While comparing majestic mountains to majestic play hills may not be a thing, the park is receiving rave reviews, from young and old alike.

♬ With ev’ry development—turn, turn turn ♬ 

Pete Seeger’s song from the 1950s (and the third chapter of the biblical Book of Ecclesiastes which is the basis of the song) seems to really apply to the development journey of this park.

Where the all-abilities park lies right now was intended to have been part of the office-park development that Anderson Development did in South Jordan. 

Learning of the development plans, greenspace activist from 1996 to the present, Tobias waged a notorious anti-development campaign of the Jordan River Bottoms area. 

Due to the ceaseless efforts of Tobias and others she recruited from her neighborhood, hundreds of residents started coming to public hearings to protest what was seen as a massive, inappropriate co-opted development of the Jordan River riparian river bottoms that were gifted to SoJo from the state or Utah and earmarked as a park for the city. 

The grassroots-greenspace recruiting efforts of Tobias and colleague Judy Feld galvanized anti-river bottoms development and were so successful that the SoJo public hearings needed to be re-routed to the South Jordan Middle School to accommodate the hundreds showing up. 

Anderson Development retaliated with the hammer of threat, sending warning letters to Tobias and Feld. Multi-million-dollar lawsuits against the two ensued.

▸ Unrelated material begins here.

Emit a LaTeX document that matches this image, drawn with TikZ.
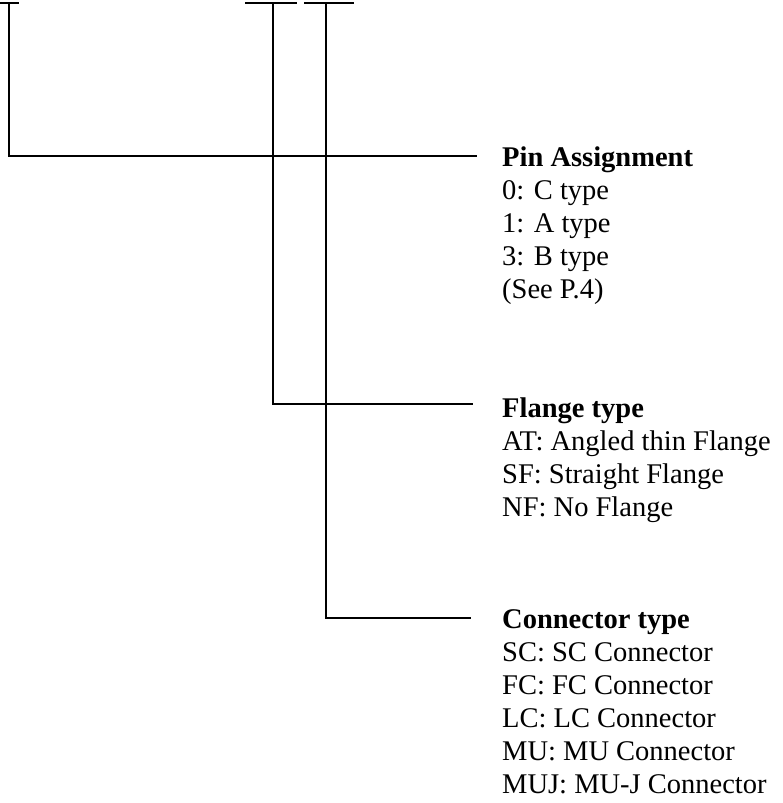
\documentclass[tikz,border=0pt]{standalone}
\usepackage{fontspec}
\setmainfont{Liberation Serif}
\begin{document}
\begin{tikzpicture}[x=1pt,y=-1pt,
  wire/.style={line width=1.6pt,line cap=rect},
  txt/.style={anchor=base west,inner sep=0pt,font=\fontsize{28.5}{33}\selectfont},
  hdr/.style={txt,font=\fontsize{28.5}{33}\selectfont\bfseries}]
\useasboundingbox (0,0) rectangle (783,803);
% tops of the three branches
\coordinate (t1l) at (0,3);   \coordinate (t1r) at (18,3);   \coordinate (t1) at (9,3);
\coordinate (t2l) at (246,3); \coordinate (t2r) at (296,3);  \coordinate (t2) at (273,3);
\coordinate (t3l) at (305,3); \coordinate (t3r) at (353,3);  \coordinate (t3) at (326,3);
% junctions and free ends
\coordinate (j1) at (9,156);   \coordinate (e1) at (476,156);
\coordinate (j2) at (273,404); \coordinate (e2) at (472,404);
\coordinate (j3) at (326,618); \coordinate (e3) at (470,618);
% text blocks
\node[hdr] (pin) at (502,166) {Pin Assignment};
\node[txt] (pin0) at (502,199) {0: C type};
\node[txt] (pin1) at (502,232) {1: A type};
\node[txt] (pin3) at (502,265) {3: B type};
\node[txt] (pinp) at (502,298) {(See P.4)};
\node[hdr] (fl) at (502,417) {Flange type};
\node[txt] (flat) at (502,450) {AT: Angled thin Flange};
\node[txt] (flsf) at (502,483) {SF: Straight Flange};
\node[txt] (flnf) at (502,516) {NF: No Flange};
\node[hdr] (co) at (502,628) {Connector type};
\node[txt] (cosc) at (502,661) {SC: SC Connector};
\node[txt] (cofc) at (502,694) {FC: FC Connector};
\node[txt] (colc) at (502,727) {LC: LC Connector};
\node[txt] (comu) at (502,760) {MU: MU Connector};
\node[txt] (comj) at (502,793) {MUJ: MU-J Connector};
% connectors
\draw[wire] (t1l) -- (t1r);
\draw[wire] (t2l) -- (t2r);
\draw[wire] (t3l) -- (t3r);
\draw[wire] (t1) -- (j1) -- (e1);
\draw[wire] (t2) -- (j2) -- (e2);
\draw[wire] (t3) -- (j3) -- (e3);
\end{tikzpicture}
\end{document}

Ultimately, the matter went to the Utah Supreme Court. The court ruled that the lawsuit against Tobias and Feld and 20 unnamed “Jane and John Does” from their neighborhood who had joined them in supporting their greenspace defense, unconstitutionally chilled freedom of speech and public participation.

Even though “right” by the court and protecting free-speech for others in Utah challenging developers in public hearings, their actions came at a high cost.

Tobias and Feld reported having exhausted personal funds and even having second-mortgaged their homes to defend themselves to what the court ultimately determined was an unrighteous violation of the Citizen Participation in Government Act.

Teary-eyed ribbon cutting and a legacy already enjoying the park

At the July ribbon-cutting ceremony for the new park, a teary-eyed, painfully victorious Tobias, who stood, anonymous, a spectator to the ceremony, told city council members how much she appreciates the park. “It was a big effort,” she acknowledged.

The irony is huge in that also in attendance at the July ribbon cutting for Tobias Park—oops, East Riverfront Park—was Tobias’s 2-year-old grandson, Boston, who had actually broken his leg while playing on a slide at another, non-inclusive, non-all-abilities park.

“Boston and all of us had been sad about his leg—that he broke on a slide at a regular park—so we were all in heaven!” Tobias said.

Boston’s full enjoyment of the park pays off comments that Don Tingey, strategic services director with South Jordan City, made to the South Jordan Journal two years ago, when the city first released the design for the park—“It’s the kind of park where a 2-year-old will be able to play on it with his 5-, 6- or 7-year old sibling.”

That 2-year-old can indeed now play with siblings and friends, yes, and—thanks to the new all-ages, all-inclusive, freedom-of-speech defined park—a broken-legged 2-year-old can play on all elements of the park with his greenspace- and free-speech activist grandma.